Abstract
In this talk, we introduce an analysis of deep neural networks through convex optimization, sparse signal processing and geometric (Clifford) algebra. We begin by introducing exact convex optimization formulations for ReLU neural networks. This approach demonstrates that deep networks can be globally trained through convex programs, offering a globally optimal solution. Our results further establish an equivalent characterization of neural networks as high-dimensional convex Lasso models, traditionally employed in sparse signal processing. These models employ a discrete set of features and apply sparsity-inducing convex regularization to fit data. Our framework provides an intuitive geometric interpretation where the optimal neurons represent signed volumes of parallelotopes formed by data vectors. Specifically, we show that the Lasso signal dictionary is constructed from a discrete set of wedge products of input samples, with deeper network architectures leading to geometric reflections of these features. This analysis also reveals that standard convolutional neural networks can be globally optimized in fully polynomial time. Numerical simulations validate our claims, illustrating that the proposed convex approach is faster and more reliable than standard local search heuristics, such as stochastic gradient descent and its variants.
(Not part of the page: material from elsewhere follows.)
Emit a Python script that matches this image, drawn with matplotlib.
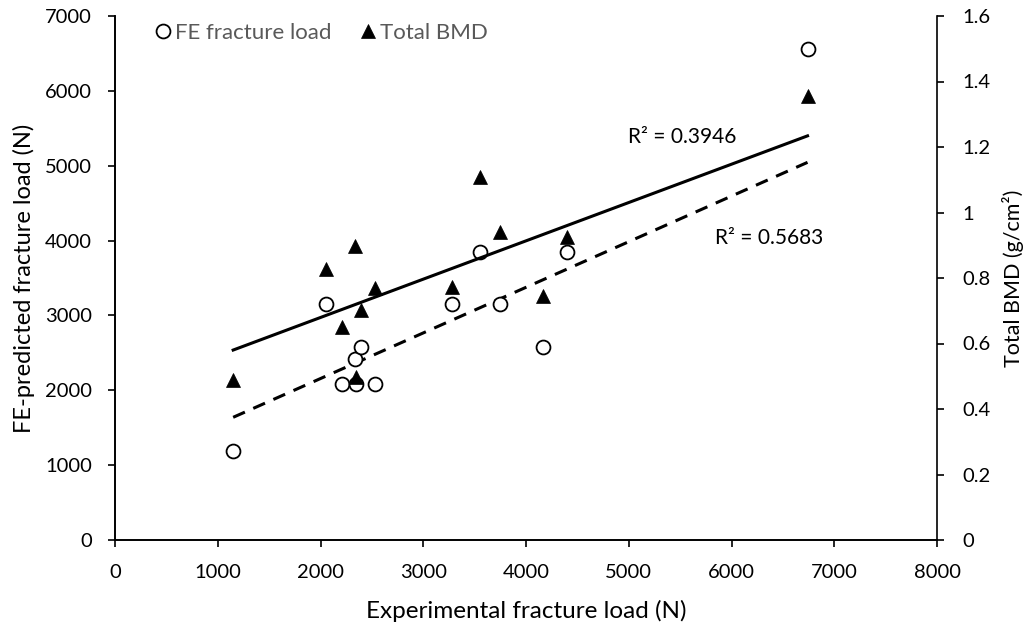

We also discuss extensions to batch normalization, generative adversarial networks, transformers and diffusion models.
Bio
Mert Pilanci is an assistant professor of Electrical Engineering at Stanford University. He earned his Ph.D. in Electrical Engineering and Computer Science from UC Berkeley in 2016. Before joining Stanford, he served as an assistant professor of Electrical Engineering and Computer Science at the University of Michigan. In 2017, he was a Math+X postdoctoral fellow working with Emmanuel Candès at Stanford University. Mert’s research interests include neural networks, machine learning, optimization, and signal processing. His group focuses on developing theory and algorithms to solve large-scale optimization problems in machine learning. Additionally, his research aims to create safe and interpretable artificial intelligence while exploring the information-theoretic foundations of distributed computing.